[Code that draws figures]
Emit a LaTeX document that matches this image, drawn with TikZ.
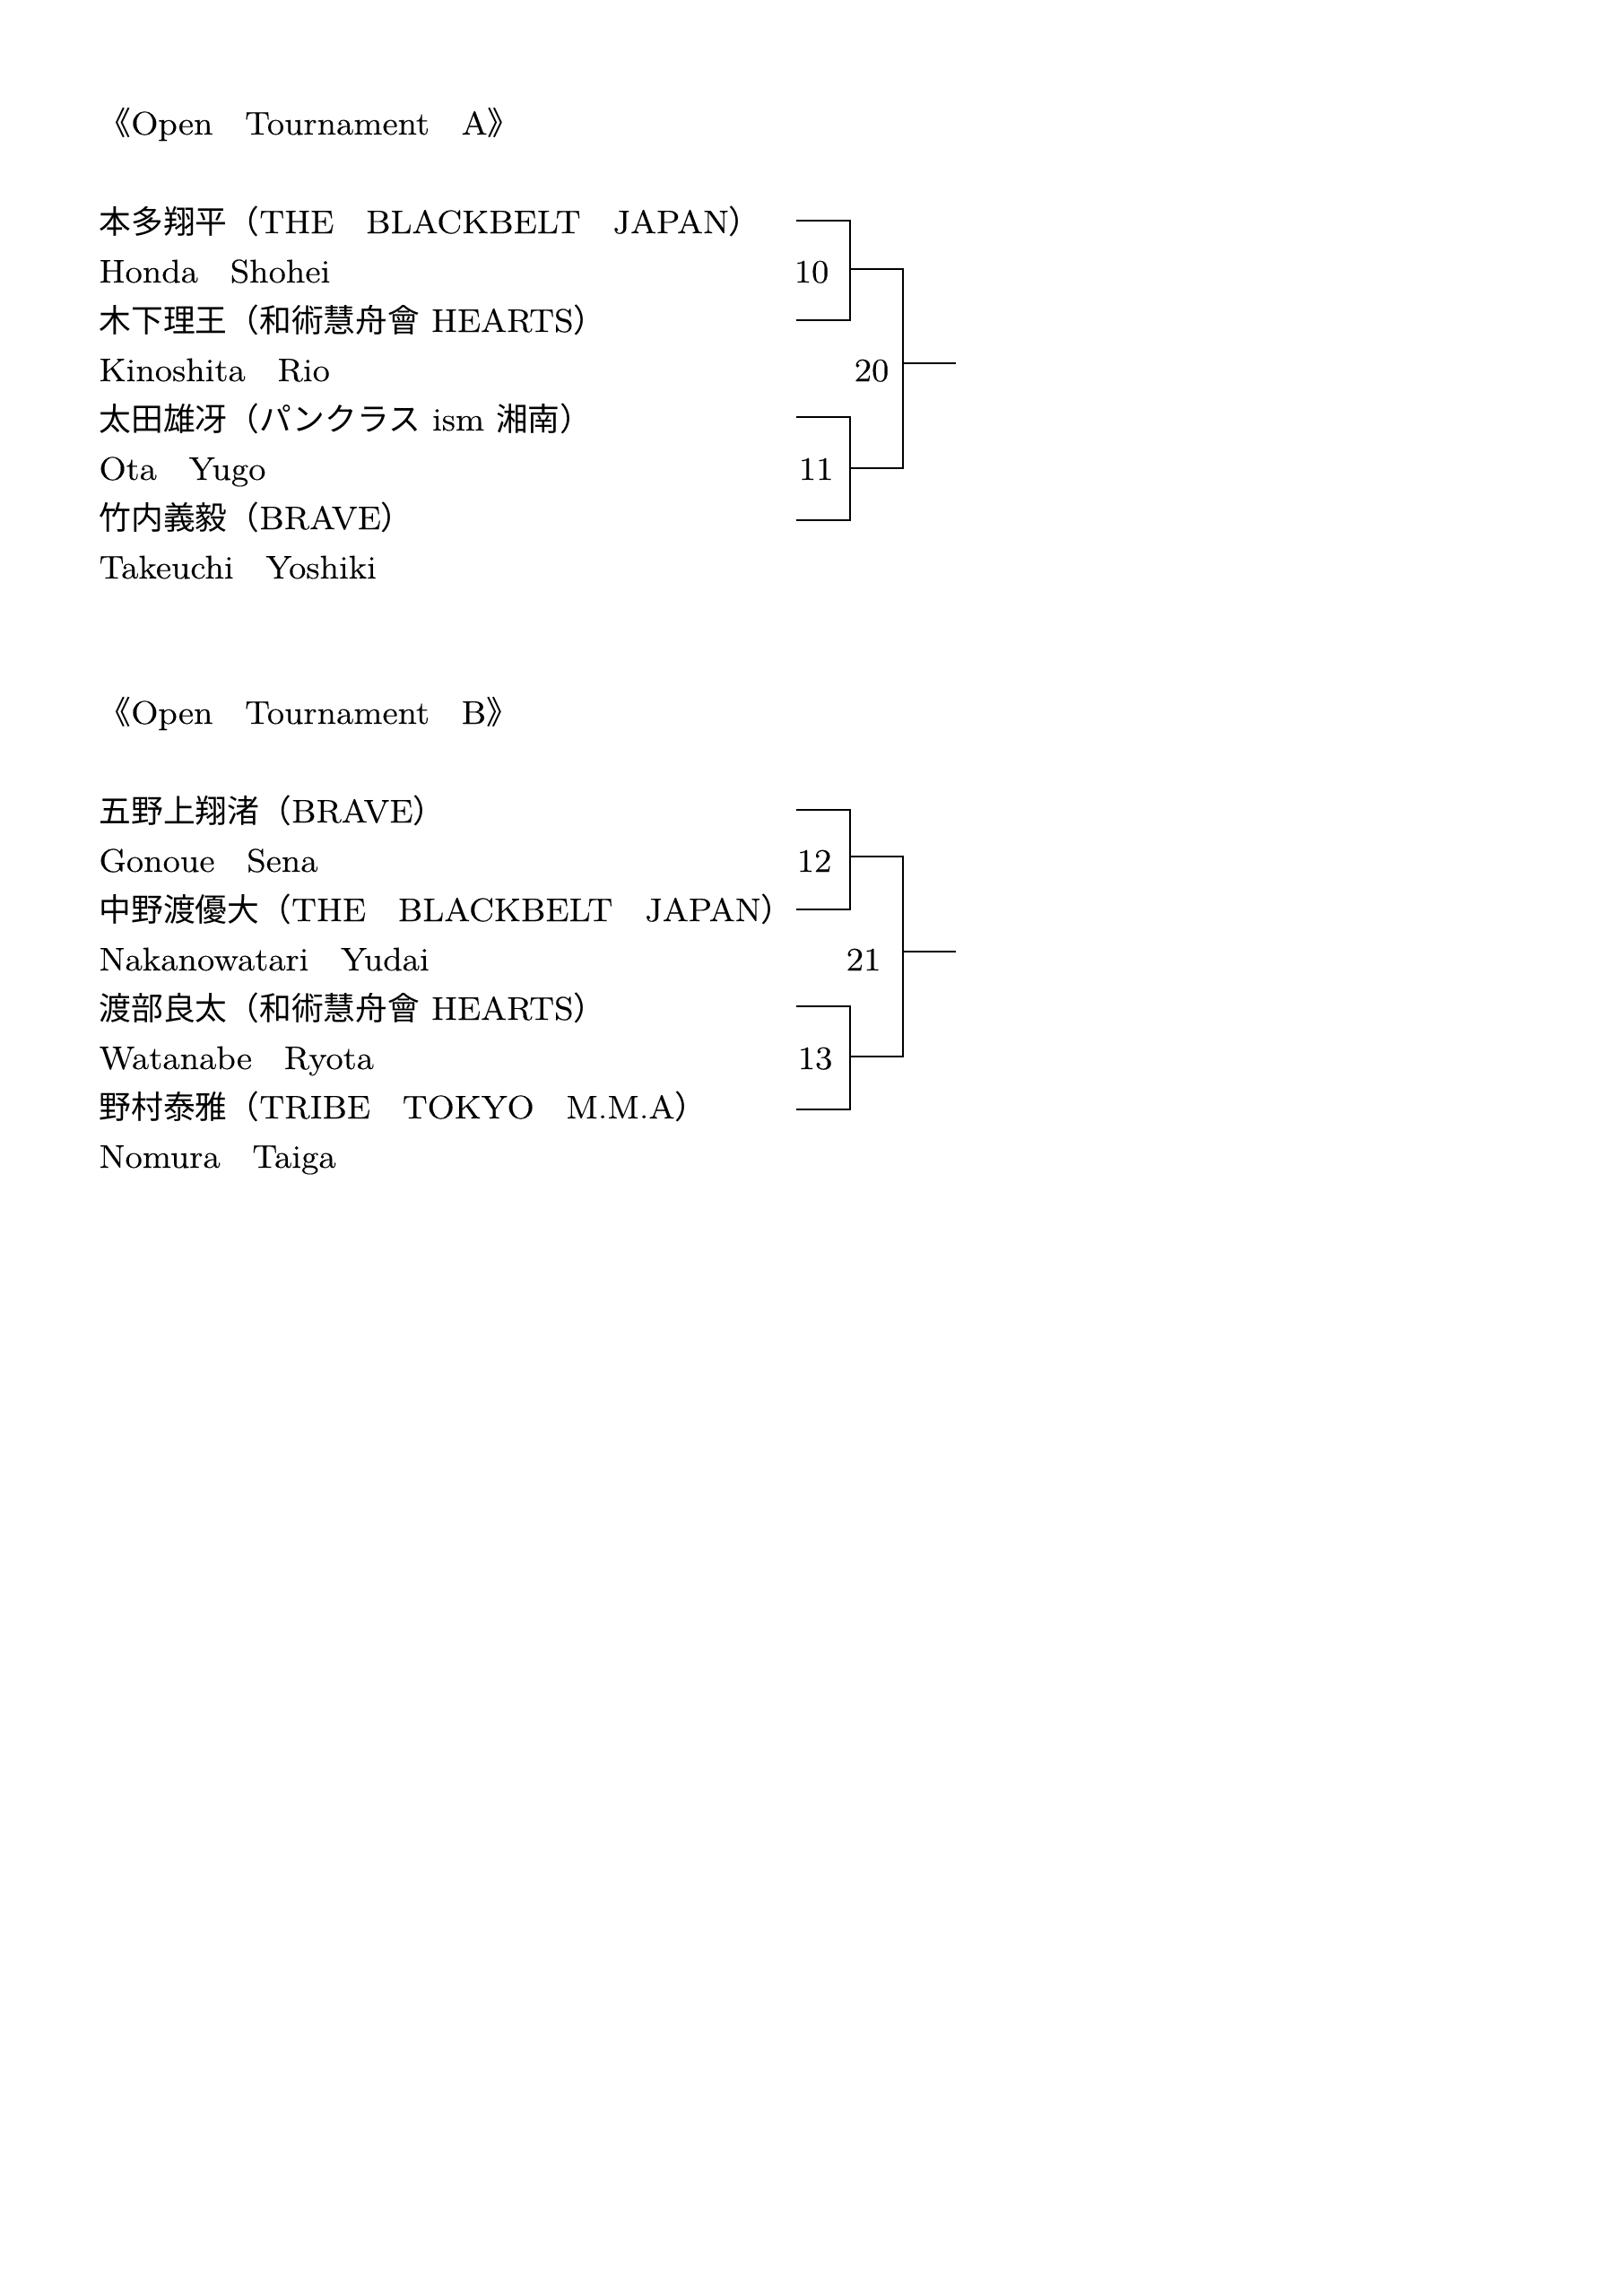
\documentclass[tikz,border=0pt]{standalone}
\usepackage{fontspec}
\setmainfont[FakeStretch=1.08,FakeBold=0.3]{Latin Modern Roman}
\newfontfamily\jpfont[Scale=0.98]{Noto Sans CJK JP}
\newcommand\JP[1]{{\jpfont #1}}
\begin{document}
\begin{tikzpicture}[x=0.3289pt,y=-0.3289pt,
  txt/.style={anchor=base west,inner sep=0pt,font=\fontsize{12pt}{14pt}\selectfont},
  num/.style={anchor=base east,inner sep=0pt,font=\fontsize{12pt}{14pt}\selectfont},
  bracket/.style={draw=black,line width=0.8pt,line join=miter}]
\useasboundingbox (0,0) rectangle (1810,2560);
\fill[white] (0,0) rectangle (1810,2560);

% ---------- Tournament A ----------
\node[txt] (ta) at (110,150) {\JP{《}Open\JP{　}Tournament\JP{　}A\JP{》}};
\node[txt] (a0) at (110,260) {\JP{本多翔平（}THE\JP{　}BLACKBELT\JP{　}JAPAN\JP{）}};
\node[txt] (a1) at (110,315) {Honda\JP{　}Shohei};
\node[txt] (a2) at (110,370) {\JP{木下理王（和術慧舟會} HEARTS\JP{）}};
\node[txt] (a3) at (110,425) {Kinoshita\JP{　}Rio};
\node[txt] (a4) at (110,480) {\JP{太田雄冴（パンクラス} ism \JP{湘南）}};
\node[txt] (a5) at (110,535) {Ota\JP{　}Yugo};
\node[txt] (a6) at (110,590) {\JP{竹内義毅（}BRAVE\JP{）}};
\node[txt] (a7) at (110,645) {Takeuchi\JP{　}Yoshiki};

\coordinate (A1) at (888,246);
\coordinate (A2) at (888,357);
\coordinate (A3) at (888,465);
\coordinate (A4) at (888,580);
\coordinate (A10) at (948,300);
\coordinate (A11) at (948,522);
\coordinate (A20) at (1007,405);
\coordinate (Aout) at (1066,405);

\draw[bracket] (A1) -| (A10) |- (A2);
\draw[bracket] (A3) -| (A11) |- (A4);
\draw[bracket] (A10) -| (A20) |- (A11);
\draw[bracket] (A20) -- (Aout);

\node[num] (n10) at (925,315) {10};
\node[num] (n20) at (992,425) {20};
\node[num] (n11) at (930,535) {11};

% ---------- Tournament B ----------
\node[txt] (tb) at (110,807) {\JP{《}Open\JP{　}Tournament\JP{　}B\JP{》}};
\node[txt] (b0) at (110,917) {\JP{五野上翔渚（}BRAVE\JP{）}};
\node[txt] (b1) at (110,972) {Gonoue\JP{　}Sena};
\node[txt] (b2) at (110,1027) {\JP{中野渡優大（}THE\JP{　}BLACKBELT\JP{　}JAPAN\JP{）}};
\node[txt] (b3) at (110,1082) {Nakanowatari\JP{　}Yudai};
\node[txt] (b4) at (110,1137) {\JP{渡部良太（和術慧舟會} HEARTS\JP{）}};
\node[txt] (b5) at (110,1192) {Watanabe\JP{　}Ryota};
\node[txt] (b6) at (110,1247) {\JP{野村泰雅（}TRIBE\JP{　}TOKYO\JP{　}M.M.A\JP{）}};
\node[txt] (b7) at (110,1302) {Nomura\JP{　}Taiga};

\coordinate (B1) at (888,903);
\coordinate (B2) at (888,1014);
\coordinate (B3) at (888,1122);
\coordinate (B4) at (888,1237);
\coordinate (B12) at (948,955);
\coordinate (B13) at (948,1178);
\coordinate (B21) at (1007,1061);
\coordinate (Bout) at (1066,1061);

\draw[bracket] (B1) -| (B12) |- (B2);
\draw[bracket] (B3) -| (B13) |- (B4);
\draw[bracket] (B12) -| (B21) |- (B13);
\draw[bracket] (B21) -- (Bout);

\node[num] (n12) at (928,972) {12};
\node[num] (n21) at (983,1082) {21};
\node[num] (n13) at (929,1192) {13};
\end{tikzpicture}
\end{document}
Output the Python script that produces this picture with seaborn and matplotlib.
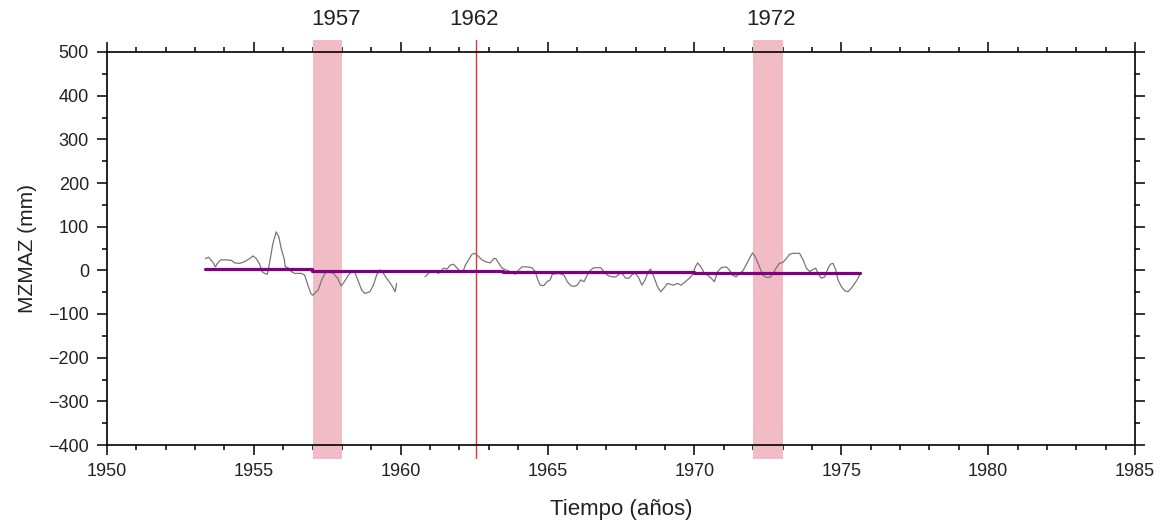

WHAT NEEDS TO BE DONE => All the material shown above is to be copied exactly, with no pictures carried over.

OUTPUT FOR THIS TASK =>
Emit a LaTeX document that matches this image, drawn with TikZ.
\documentclass[tikz,border=0pt]{standalone}
\usepackage{fontspec}
\setmainfont[FakeStretch=1.08,FakeBold=0.3]{Latin Modern Roman}
\newfontfamily\jpfont[Scale=0.98]{Noto Sans CJK JP}
\newcommand\JP[1]{{\jpfont #1}}
\begin{document}
\begin{tikzpicture}[x=0.3289pt,y=-0.3289pt,
  txt/.style={anchor=base west,inner sep=0pt,font=\fontsize{12pt}{14pt}\selectfont},
  num/.style={anchor=base east,inner sep=0pt,font=\fontsize{12pt}{14pt}\selectfont},
  bracket/.style={draw=black,line width=0.8pt,line join=miter}]
\useasboundingbox (0,0) rectangle (1810,2560);
\fill[white] (0,0) rectangle (1810,2560);

% ---------- Tournament A ----------
\node[txt] (ta) at (110,150) {\JP{《}Open\JP{　}Tournament\JP{　}A\JP{》}};
\node[txt] (a0) at (110,260) {\JP{本多翔平（}THE\JP{　}BLACKBELT\JP{　}JAPAN\JP{）}};
\node[txt] (a1) at (110,315) {Honda\JP{　}Shohei};
\node[txt] (a2) at (110,370) {\JP{木下理王（和術慧舟會} HEARTS\JP{）}};
\node[txt] (a3) at (110,425) {Kinoshita\JP{　}Rio};
\node[txt] (a4) at (110,480) {\JP{太田雄冴（パンクラス} ism \JP{湘南）}};
\node[txt] (a5) at (110,535) {Ota\JP{　}Yugo};
\node[txt] (a6) at (110,590) {\JP{竹内義毅（}BRAVE\JP{）}};
\node[txt] (a7) at (110,645) {Takeuchi\JP{　}Yoshiki};

\coordinate (A1) at (888,246);
\coordinate (A2) at (888,357);
\coordinate (A3) at (888,465);
\coordinate (A4) at (888,580);
\coordinate (A10) at (948,300);
\coordinate (A11) at (948,522);
\coordinate (A20) at (1007,405);
\coordinate (Aout) at (1066,405);

\draw[bracket] (A1) -| (A10) |- (A2);
\draw[bracket] (A3) -| (A11) |- (A4);
\draw[bracket] (A10) -| (A20) |- (A11);
\draw[bracket] (A20) -- (Aout);

\node[num] (n10) at (925,315) {10};
\node[num] (n20) at (992,425) {20};
\node[num] (n11) at (930,535) {11};

% ---------- Tournament B ----------
\node[txt] (tb) at (110,807) {\JP{《}Open\JP{　}Tournament\JP{　}B\JP{》}};
\node[txt] (b0) at (110,917) {\JP{五野上翔渚（}BRAVE\JP{）}};
\node[txt] (b1) at (110,972) {Gonoue\JP{　}Sena};
\node[txt] (b2) at (110,1027) {\JP{中野渡優大（}THE\JP{　}BLACKBELT\JP{　}JAPAN\JP{）}};
\node[txt] (b3) at (110,1082) {Nakanowatari\JP{　}Yudai};
\node[txt] (b4) at (110,1137) {\JP{渡部良太（和術慧舟會} HEARTS\JP{）}};
\node[txt] (b5) at (110,1192) {Watanabe\JP{　}Ryota};
\node[txt] (b6) at (110,1247) {\JP{野村泰雅（}TRIBE\JP{　}TOKYO\JP{　}M.M.A\JP{）}};
\node[txt] (b7) at (110,1302) {Nomura\JP{　}Taiga};

\coordinate (B1) at (888,903);
\coordinate (B2) at (888,1014);
\coordinate (B3) at (888,1122);
\coordinate (B4) at (888,1237);
\coordinate (B12) at (948,955);
\coordinate (B13) at (948,1178);
\coordinate (B21) at (1007,1061);
\coordinate (Bout) at (1066,1061);

\draw[bracket] (B1) -| (B12) |- (B2);
\draw[bracket] (B3) -| (B13) |- (B4);
\draw[bracket] (B12) -| (B21) |- (B13);
\draw[bracket] (B21) -- (Bout);

\node[num] (n12) at (928,972) {12};
\node[num] (n21) at (983,1082) {21};
\node[num] (n13) at (929,1192) {13};
\end{tikzpicture}
\end{document}
Output the Python script that produces this picture with seaborn and matplotlib.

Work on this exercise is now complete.